Signals from the Bond Market
At a time when it's fashionable to draw analogies between 1994 and 2010, you hear some deficit hawks argue that Barack Obama needs to emulate Bill Clinton's early emphasis on reducing the federal budget deficit instead of investing in job-producing activities on grounds that bond markets were sending a clear signal via higher interest rates that deficit reduction was imperative.
But as budget expert Stan Collender points out, bond markets today are sending exactly the opposite signal:
The economic situation today is the opposite of what existed at the start of the Clinton administration. In 1993, the bond market was worried about excess demand and soaring inflation, which would have eroded the value of bonds. Having the federal government spend less and tax more -- that is, do things that would reduce the deficit -- meant that the economy would cool rather than overheat, and therefore that the demand for goods, services, and workers would be reduced. This would keep inflation in check and allow federal bonds to maintain their value. The big concern today is about deflation and slow growth rather than inflation and overheating.
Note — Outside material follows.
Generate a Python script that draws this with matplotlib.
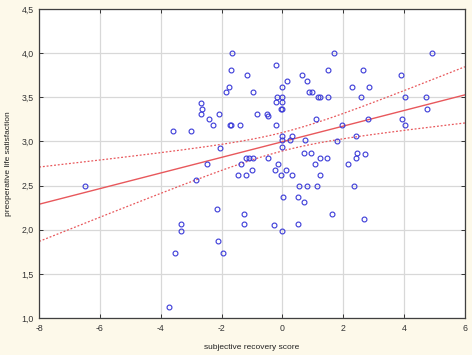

With unemployment high and capacity utilization low, the bond market not only isn't worried about the excessive economic growth, it actually would welcome the additional activity that would be generated by higher spending and lower taxes.
Thus, concludes Collender, the pressure for deficit reduction right now is political, not economic, in nature. Markets aren't reaching the conclusion that Herbert Hoover, not FDR, was right about how to deal with high unemploment and low consumer demand; politicians are, with self-fulfilling negative results as the federal government withdraws from efforts to stimulate the economy.